Internally it uses enumerate() and collections.deque() to move all the actual looping and counting logic to the C level, resulting in a considerable speedup over for loops in Python.

11
votes

I've used this redefinition for some time now:

def len(thingy):
    try:
        return thingy.__len__()
    except AttributeError:
        return sum(1 for item in iter(thingy))
8
votes

It turns out there is an implemented solution for this common problem. Consider using the ilen() function from more_itertools.

more_itertools.ilen(iterable)

An example of printing a number of lines in a file (we use the with statement to safely handle closing files):

# Example
import more_itertools

with open("foo.py", "r+") as f:
    print(more_itertools.ilen(f))

# Output: 433

This example returns the same result as solutions presented earlier for totaling lines in a file:

# Equivalent code
with open("foo.py", "r+") as f:
    print(sum(1 for line in f))

# Output: 433
7
votes

Absolutely not, for the simple reason that iterables are not guaranteed to be finite.

Consider this perfectly legal generator function:

def forever():
    while True:
        yield "I will run forever"

Attempting to calculate the length of this function with len([x for x in forever()]) will clearly not work.

As you noted, much of the purpose of iterators/generators is to be able to work on a large dataset without loading it all into memory. The fact that you can't get an immediate length should be considered a tradeoff.

1
votes

Because apparently the duplication wasn't noticed at the time, I'll post an extract from my answer to the duplicate here as well:

There is a way to perform meaningfully faster than sum(1 for i in it) when the iterable may be long (and not meaningfully slower when the iterable is short), while maintaining fixed memory overhead behavior (unlike len(list(it))) to avoid swap thrashing and reallocation overhead for larger inputs.

# On Python 2 only, get zip that lazily generates results instead of returning list
from future_builtins import zip

from collections import deque
from itertools import count

def ilen(it):
    # Make a stateful counting iterator
    cnt = count()
    # zip it with the input iterator, then drain until input exhausted at C level
    deque(zip(it, cnt), 0) # cnt must be second zip arg to avoid advancing too far
    # Since count 0 based, the next value is the count
    return next(cnt)

Like len(list(it)), ilen(it) performs the loop in C code on CPython (deque, count and zip are all implemented in C); avoiding byte code execution per loop is usually the key to performance in CPython.

Rather than repeat all the performance numbers here, I'll just point you to my answer with the full perf details.

0
votes

We'll, if you think about it, how do you propose you find the number of lines in a file without reading the whole file for newlines? Sure, you can find the size of the file, and if you can gurantee that the length of a line is x, you can get the number of lines in a file. But unless you have some kind of constraint, I fail to see how this can work at all. Also, since iterables can be infinitely long...

0
votes

For filtering, this variation can be used:

sum(is_good(item) for item in iterable)

which can be naturally read as "count good items" and is shorter and simpler (although perhaps less idiomatic) than:

sum(1 for item in iterable if is_good(item)))

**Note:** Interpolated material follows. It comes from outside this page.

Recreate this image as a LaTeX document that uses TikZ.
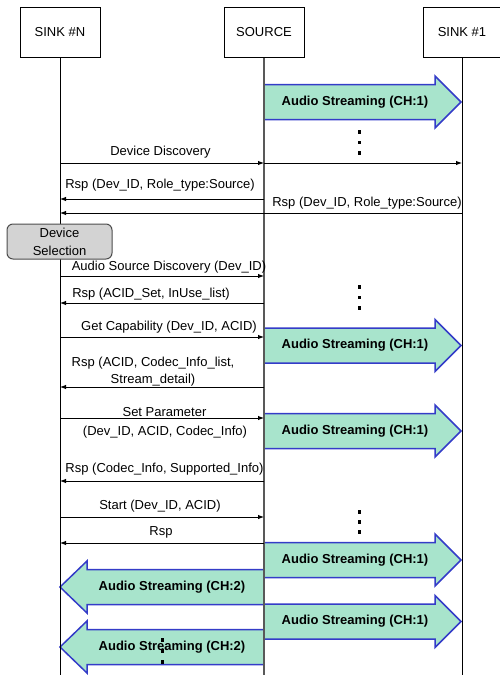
\documentclass[tikz,border=0pt]{standalone}
\usepackage{fontspec}
\setmainfont{Liberation Sans}
\usetikzlibrary{arrows.meta}
\definecolor{streamfill}{RGB}{168,228,204}
\definecolor{streamline}{RGB}{52,60,200}
\definecolor{selfill}{RGB}{211,211,211}

\begin{document}
\begin{tikzpicture}[x=1pt,y=-1pt,
  every node/.style={font=\fontsize{13}{16}\selectfont, inner sep=0pt},
  headbox/.style={draw, line width=1pt, minimum height=50pt},
  lifeline/.style={line width=1pt},
  srcline/.style={line width=1.8pt, draw=black!65},
  msg/.style={line width=0.9pt, -{Latex[length=6pt,width=4.5pt]}},
  lbl/.style={align=center},
  streamlbl/.style={font=\bfseries\fontsize{13}{16}\selectfont},
  stream/.style={fill=streamfill, draw=streamline, line width=1.5pt, line join=miter},
  selbox/.style={draw=black!70, fill=selfill, rounded corners=6pt, line width=1pt,
    minimum width=105pt, minimum height=35pt, align=center, font=\fontsize{13}{18}\selectfont},
  pics/rstream/.style={code={
    \draw[stream] (0,-17.5) -- (171,-17.5) -- (171,-26) -- (197,0) -- (171,26)
      -- (171,17.5) -- (0,17.5) -- cycle;}},
  pics/lstream/.style={code={
    \draw[stream] (0,0) -- (27,-26) -- (27,-17.5) -- (204,-17.5) -- (204,17.5)
      -- (27,17.5) -- (27,26) -- cycle;}}
]
\useasboundingbox (0,0) rectangle (500,675);

% participants
\node[headbox, minimum width=80pt] (sinkN) at (60,32) {SINK \#N};
\node[headbox, minimum width=80pt] (src) at (264,32) {SOURCE};
\node[headbox, minimum width=78pt] (sink1) at (462,32) {SINK \#1};

\coordinate (endN) at (60,676);
\coordinate (endS) at (264,676);
\coordinate (end1) at (462,676);

% streaming channels
\pic at (src |- 0,102) {rstream};
\pic at (src |- 0,345.5) {rstream};
\pic at (src |- 0,431) {rstream};
\pic at (src |- 0,560) {rstream};
\pic at (sinkN |- 0,587) {lstream};
\pic at (src |- 0,621.5) {rstream};
\pic at (sinkN |- 0,647) {lstream};

\node[streamlbl] (s1) at (355,102) {Audio Streaming (CH:1)};
\node[streamlbl] (s2) at (355,345.5) {Audio Streaming (CH:1)};
\node[streamlbl] (s3) at (355,431) {Audio Streaming (CH:1)};
\node[streamlbl] (s4) at (355,560) {Audio Streaming (CH:1)};
\node[streamlbl] (s5) at (172,587) {Audio Streaming (CH:2)};
\node[streamlbl] (s6) at (355,621.5) {Audio Streaming (CH:1)};
\node[streamlbl] (s7) at (172,647) {Audio Streaming (CH:2)};

% lifelines
\draw[lifeline] (sinkN) -- (endN);
\draw[lifeline] (sink1) -- (end1);
\draw[srcline] (src) -- (endS);
\node[headbox, minimum width=80pt, fill=white] at (sinkN) {SINK \#N};
\node[headbox, minimum width=80pt, fill=white] at (src) {SOURCE};
\node[headbox, minimum width=78pt, fill=white] at (sink1) {SINK \#1};

% continuation dots
\foreach \y in {132,142.5,153,287,297.5,308,512,522,532}
  \fill (357.5,\y-1.7) rectangle ++(3.2,3.4);
\foreach \y in {640,651,662}
  \fill (160.5,\y-1.7) rectangle ++(3.2,3.4);

% messages
\draw[msg] (sinkN |- 0,163) -- (src |- 0,163);
\draw[msg] (src |- 0,163) -- (sink1 |- 0,163);
\node[lbl] (m1) at (160.5,152) {Device Discovery};

\draw[msg] (src |- 0,199) -- (sinkN |- 0,199);
\node[lbl] (m2) at (160,185) {Rsp (Dev\_ID, Role\_type:Source)};

\draw[msg] (sink1 |- 0,213) -- (sinkN |- 0,213);
\node[lbl] (m3) at (367,203) {Rsp (Dev\_ID, Role\_type:Source)};

\node[selbox] (sel) at (59.5,241.5) {Device\\Selection};

\draw[msg] (sinkN |- 0,276) -- (src |- 0,276);
\node[lbl] (m4) at (169,267) {Audio Source Discovery (Dev\_ID)};

\draw[msg] (src |- 0,303) -- (sinkN |- 0,303);
\node[lbl] (m5) at (151,294) {Rsp (ACID\_Set, InUse\_list)};

\draw[msg] (sinkN |- 0,337) -- (src |- 0,337);
\node[lbl] (m6) at (169,327) {Get Capability (Dev\_ID, ACID)};

\draw[msg] (src |- 0,387) -- (sinkN |- 0,387);
\node[lbl, font=\fontsize{13}{17}\selectfont] (m7) at (153,371.5) {Rsp (ACID, Codec\_Info\_list,\\Stream\_detail)};

\draw[msg] (sinkN |- 0,418) -- (src |- 0,418);
\node[lbl] (m8a) at (164.5,412) {Set Parameter};
\node[lbl] (m8b) at (165,432) {(Dev\_ID, ACID, Codec\_Info)};

\draw[msg] (src |- 0,481) -- (sinkN |- 0,481);
\node[lbl] (m9) at (164.5,469) {Rsp (Codec\_Info, Supported\_Info)};

\draw[msg] (sinkN |- 0,517) -- (src |- 0,517);
\node[lbl] (m10) at (160,506) {Start (Dev\_ID, ACID)};

\draw[msg] (src |- 0,543) -- (sinkN |- 0,543);
\node[lbl] (m11) at (161,532) {Rsp};
\end{tikzpicture}
\end{document}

Note: The fact that True evaluates to 1 in numeric contexts is specified in the docs (https://docs.python.org/3.6/library/stdtypes.html#boolean-values), so this coercion is not a hack (as opposed to some other languages like C/C++).

-1
votes

I did a test between the two common procedures in some code of mine, which finds how many graphs on n vertices there are, to see which method of counting elements of a generated list goes faster. Sage has a generator graphs(n) which generates all graphs on n vertices. I created two functions which obtain the length of a list obtained by an iterator in two different ways and timed each of them (averaging over 100 test runs) using the time.time() function. The functions were as follows:

def test_code_list(n):
    l = graphs(n)
    return len(list(l))

and

def test_code_sum(n):
    S = sum(1 for _ in graphs(n))
    return S

Now I time each method

import time

t0 = time.time()
for i in range(100):
    test_code_list(5)
t1 = time.time()

avg_time = (t1-t0)/10

print 'average list method time = %s' % avg_time


t0 = time.time()
for i in range(100):
    test_code_sum(5)
t1 = time.time()

avg_time = (t1-t0)/100

print "average sum method time = %s" % avg_time

average list method time = 0.0391882109642

average sum method time = 0.0418473792076

So computing the number of graphs on n=5 vertices this way, the list method is slightly faster (although 100 test runs isn't a great sample size). But when I increased the length of the list being computed by trying graphs on n=7 vertices (i.e. changing graphs(5) to graphs(7)), the result was this:

average list method time = 4.14753051996

average sum method time = 3.96504004002

In this case the sum method was slightly faster. All in all, the two methods are approximately the same speed but the difference MIGHT depend on the length of your list (it might also just be that I only averaged over 100 test runs, which isn't very high -- would have taken forever otherwise).